Sunday, November 8, 2015

#1,910. Werner Herzog Eats His Shoe (1980)

Directed By: Les Blank

Starring: Werner Herzog, Tom Luddy, Michael Goodwin

Line from this film: "Errol has set a good example. He's a landmark now. And I'm very proud of it"

Trivia: Herzog once promised to eat his shoe if a certain young American film student went out and actually made the film he was always only talking about. The young student was Errol Morris, who met the challenge with his off-beat 1978 pet cemetery documentary Gates of Heaven

I love Werner Herzog. Aside from being one of the finest directors ever to step behind a camera, he’s also a true character, the kind of guy who marches to his own tune, thumbing his nose at convention. When he talks, you want to listen, and when he does something, no matter how outlandish it may seem, you sit up and take notice.

Take, for instance, the good-natured kick-in-the-butt he gave filmmaker Errol Morris back in the late ‘70s, promising the young hopeful that, should he complete his first film, he would eat his own shoe. Well, Morris did just that, directing the extraordinary 1978 documentary Gates of Heaven, and being a man of his word, Herzog, with the help of Alice Walters (chef and owner of Berkeley’s Chez Panisse), cooked the shoe he was wearing when he made that wager. Then, just before the premiere of Gates of Heaven, Herzog devoured it in front of a live audience.
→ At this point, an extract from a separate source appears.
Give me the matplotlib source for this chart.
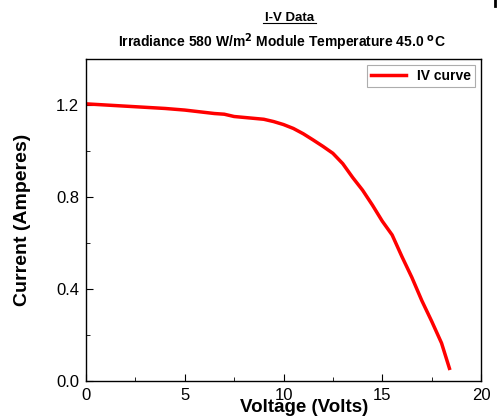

Along with honoring his pledge, he hoped this publicity stunt would draw attention to Morris’ film, which, at that point, had not been picked up for distribution (in front of everyone, Herzog promised he’d eat the other shoe if a Hollywood studio bought Gates of Heaven and gave it a wide release).

Directed by Les Blank, Werner Herzog Eats His Shoe is a 1980 documentary short designed to serve as a filmed record of the above, but like its main subject, there’s plenty of interesting stuff lurking just under the surface as well.
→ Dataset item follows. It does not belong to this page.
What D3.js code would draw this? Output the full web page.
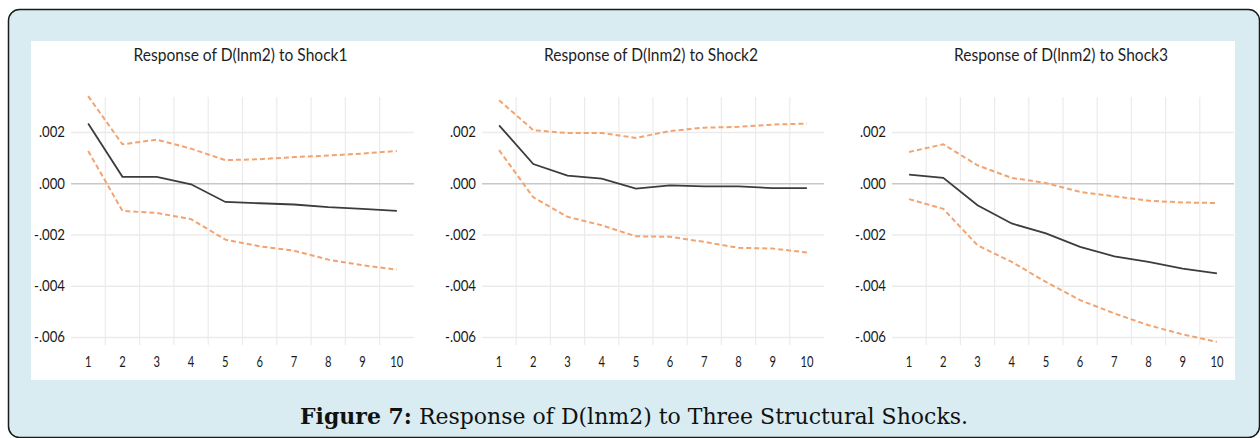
<!DOCTYPE html>
<html>
<head>
<meta charset="utf-8">
<script src="https://cdn.jsdelivr.net/npm/d3@7"></script>
<style>
  html, body { margin: 0; padding: 0; background: #fff; }
  svg { display: block; }
</style>
</head>
<body>
<div id="chart"></div>
<script>
// Periods on the x axis
const periods = [1, 2, 3, 4, 5, 6, 7, 8, 9, 10];
const yTicks = [0.002, 0, -0.002, -0.004, -0.006];
const titles = ["Response of D(lnm2) to Shock1", "Response of D(lnm2) to Shock2", "Response of D(lnm2) to Shock3"];

// Shock1
const resp1  = [0.00233, 0.00025, 0.00025, -0.00004, -0.00073, -0.00078, -0.00083, -0.00093, -0.00100, -0.00108];
const upper1 = [0.00340, 0.00152, 0.00170, 0.00135, 0.00090, 0.00094, 0.00102, 0.00108, 0.00116, 0.00126];
const lower1 = [0.00126, -0.00108, -0.00116, -0.00140, -0.00220, -0.00246, -0.00263, -0.00298, -0.00320, -0.00337];
// Shock2
const resp2  = [0.00226, 0.00075, 0.00030, 0.00018, -0.00021, -0.00008, -0.00012, -0.00012, -0.00019, -0.00019];
const upper2 = [0.00324, 0.00207, 0.00196, 0.00196, 0.00177, 0.00204, 0.00217, 0.00220, 0.00229, 0.00233];
const lower2 = [0.00129, -0.00055, -0.00131, -0.00164, -0.00207, -0.00209, -0.00229, -0.00252, -0.00255, -0.00270];
// Shock3
const resp3  = [0.00034, 0.00021, -0.00086, -0.00157, -0.00196, -0.00248, -0.00285, -0.00307, -0.00333, -0.00352];
const upper3 = [0.00122, 0.00152, 0.00070, 0.00021, 0.00001, -0.00034, -0.00051, -0.00068, -0.00075, -0.00077];
const lower3 = [-0.00062, -0.00100, -0.00242, -0.00307, -0.00385, -0.00456, -0.00508, -0.00554, -0.00590, -0.00619];

const W = 1260, H = 438;
const svg = d3.select("#chart").append("svg")
    .attr("width", W)
    .attr("height", H);

// outer rounded box
svg.append("rect")
    .attr("x", 8.5).attr("y", 9.5)
    .attr("width", 1251).attr("height", 428)
    .attr("rx", 11)
    .attr("fill", "#d9ecf2")
    .attr("stroke", "#1a1a1a")
    .attr("stroke-width", 1.5);

// white picture area
svg.append("rect")
    .attr("x", 31).attr("y", 41)
    .attr("width", 1204).attr("height", 339)
    .attr("fill", "#fff");

const panels = [
    { x0: 71, x1: 414, title: titles[0], resp: resp1, upper: upper1, lower: lower1 },
    { x0: 482, x1: 824, title: titles[1], resp: resp2, upper: upper2, lower: lower2 },
    { x0: 892, x1: 1234, title: titles[2], resp: resp3, upper: upper3, lower: lower3 }
];

const plotTop = 97, plotBottom = 345;
const fmt = v => v === 0 ? ".000" : (v < 0 ? "-" : "") + Math.abs(v).toFixed(3).replace(/^0/, "");

panels.forEach(p => {
    const g = svg.append("g");

    const x = d3.scaleBand()
        .domain(periods)
        .range([p.x0, p.x1]);

    const y = d3.scaleLinear()
        .domain([-0.006, 0.002])
        .range([337, 132]);

    // vertical gridlines between categories
    g.selectAll(".vgrid")
        .data(periods.slice(1))
        .enter().append("line")
        .attr("x1", d => x(d)).attr("x2", d => x(d))
        .attr("y1", plotTop).attr("y2", plotBottom)
        .attr("stroke", "#ebebeb")
        .attr("stroke-width", 1.2);

    // horizontal gridlines + y labels
    const yAxis = g.append("g")
        .attr("transform", `translate(${p.x0},0)`)
        .call(d3.axisLeft(y).tickValues(yTicks).tickSize(-(p.x1 - p.x0)).tickFormat(fmt).tickPadding(6));
    yAxis.select(".domain").remove();
    yAxis.selectAll(".tick line")
        .attr("stroke", d => d === 0 ? "#c8c8c8" : "#ebebeb")
        .attr("stroke-width", 1.5);
    yAxis.selectAll(".tick text")
        .attr("fill", "#1a1a1a")
        .attr("textLength", d => d < 0 ? 31 : 26)
        .attr("lengthAdjust", "spacingAndGlyphs")
        .style("font-family", "Lato, sans-serif")
        .style("font-size", "15px");

    // x labels
    const xAxis = g.append("g")
        .attr("transform", `translate(0,${plotBottom})`)
        .call(d3.axisBottom(x).tickSize(0).tickPadding(11));
    xAxis.select(".domain").remove();
    xAxis.selectAll(".tick text")
        .attr("fill", "#1a1a1a")
        .attr("textLength", d => d >= 10 ? 13 : 6.5)
        .attr("lengthAdjust", "spacingAndGlyphs")
        .style("font-family", "Lato, sans-serif")
        .style("font-size", "15px");

    const line = d3.line()
        .x((d, i) => x(periods[i]) + x.bandwidth() / 2)
        .y(d => y(d));

    [p.upper, p.lower].forEach(band => {
        g.append("path")
            .attr("d", line(band))
            .attr("fill", "none")
            .attr("stroke", "#f2a370")
            .attr("stroke-width", 2)
            .attr("stroke-dasharray", "5,3");
    });

    g.append("path")
        .attr("d", line(p.resp))
        .attr("fill", "none")
        .attr("stroke", "#3c3c3c")
        .attr("stroke-width", 1.8);

    // panel title
    g.append("text")
        .attr("x", (p.x0 + p.x1) / 2 - 2)
        .attr("y", 61)
        .attr("text-anchor", "middle")
        .attr("fill", "#1e1e1e")
        .attr("textLength", 214)
        .attr("lengthAdjust", "spacingAndGlyphs")
        .style("font-family", "Lato, sans-serif")
        .style("font-size", "18px")
        .text(p.title);
});

// caption
const cap = svg.append("text")
    .attr("x", 634)
    .attr("y", 424)
    .attr("text-anchor", "middle")
    .attr("fill", "#111")
    .attr("textLength", 668)
    .attr("lengthAdjust", "spacingAndGlyphs")
    .style("font-family", "'DejaVu Serif', 'Liberation Serif', serif")
    .style("font-size", "22px");
cap.append("tspan").style("font-weight", "bold").text("Figure 7:");
cap.append("tspan").text(" Response of D(lnm2) to Three Structural Shocks.");
</script>
</body>
</html>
As always, Herzog is positively enthralling throughout Werner Herzog Eats His Shoe, from his advice to other young filmmakers (he tells them to do whatever it takes to get their movies made, even if it means stealing a camera and breaking into the processing lab) to his views on the state of modern entertainment (“We have to declare holy war against what we see every single day on television”, he says. “I think there should be real war against commercials, real war against talk-shows, real war against Bonanza, Rawhide and these things”). Clearly, Herzog is a serious thinker, and he approached the cooking of his shoe quite seriously, too (he coated it in spices, then, following Chef Walters’ advice, boiled it for about 5 hours).
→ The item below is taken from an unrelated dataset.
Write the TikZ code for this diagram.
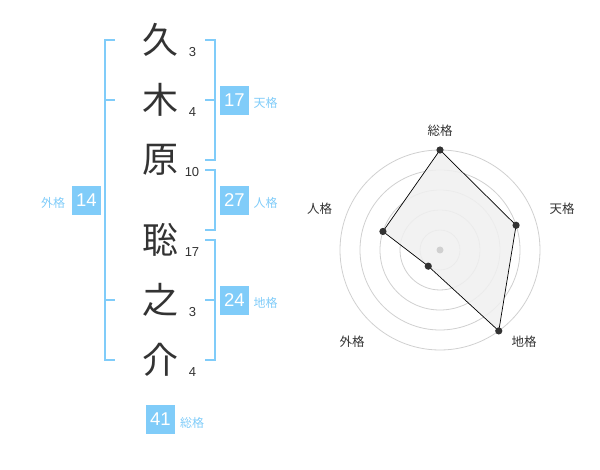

Blank does wander off the beaten path a few times throughout Werner Herzog Eats His Shoe, showing clips from Gates of Heaven as well as an excerpt from Herzog’s own Even Dwarfs Started Small, for which the director made a similarly bizarre wager with his cast (he promised that, should they survive the shooting of that 1970 movie, he would jump into a nearby cactus field. They survived it… and he jumped). Yet, at all times, Herzog himself is the film’s biggest draw.

Werner Herzog is one of the cinema’s most consistently fascinating personalities, and even when you don’t agree with what he has to say, you can’t stop listening to him. So if, every now and then, he does something crazy like eat his own shoe in public, I say “What the hell”?